# 5 Month Old GSDs, Height/Weight



## locky

My pair of straight back (working class?) GSD pups, 5m 3d old today, were weighed and measured today. The female weighed in at 44lbs, 21 1/2" at the withers, while the male, 51lbs, 22 1/2". Are they going good, and what can I expect for their heights once they've fully grown?


----------



## Mary Beth

You can get a good idea of how big and tall your pups will mature at if you know how big the parents are.


----------



## Oisin's Aoire

My almost 5 month old male is 48 pounds and lean ( not sure of height) . The vet and the trainer feel he will be on the larger , but within breed standard size , range. He has a straighter back too. Parents unknown.


----------



## Csonnel

My 5 and a half month old female was weighed today-70lbs!!! She is lean and looks closer to 50 lbs so I was quite surprised. Not sure of her height though but she still has a lot of growing to do based on her paw and ear size.


----------



## madis

Oisin's Aoire said:


> My almost 5 month old male is 48 pounds and lean ( not sure of height) . The vet and the trainer feel he will be on the larger , but within breed standard size , range. He has a straighter back too. Parents unknown.

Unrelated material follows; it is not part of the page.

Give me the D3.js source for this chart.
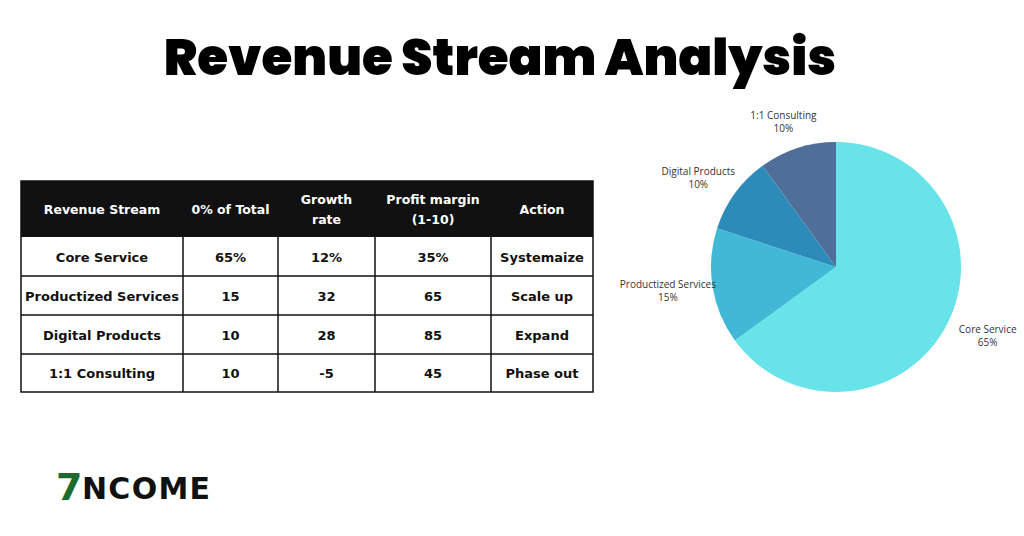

I have an Alvin too lol GSD born November 2013. He is 5 months and 46 lbs today


----------



## shepherdmom

My November 2013 born pup was 36.1 #s today.  


Sent from Petguide.com Free App


----------



## Jakesworld

Through the 5th month Jake was 50-60 lbs., he was only about 23 inches tall. Now at 8+ months he's 80+ lbs. but only 25 inches. I don't think he's going to get real tall, maybe just a tad over breed standards. He's a long boy.


----------



## jase

Anybody. Help me knowing if my puppy is a gsd


----------



## sourdough44

jase said:


> Anybody. Help me knowing if my puppy is a gsd



Where is the puppy?


----------



## gsdsar

jase said:


> Anybody. Help me knowing if my puppy is a gsd



Can't help or hazard a guess without a picture.


----------



## wordephilip

He is four and half months but his ears are still floppy,wil it stand?


----------



## ASSHEPHERD

You have to wait until he's 6 months


----------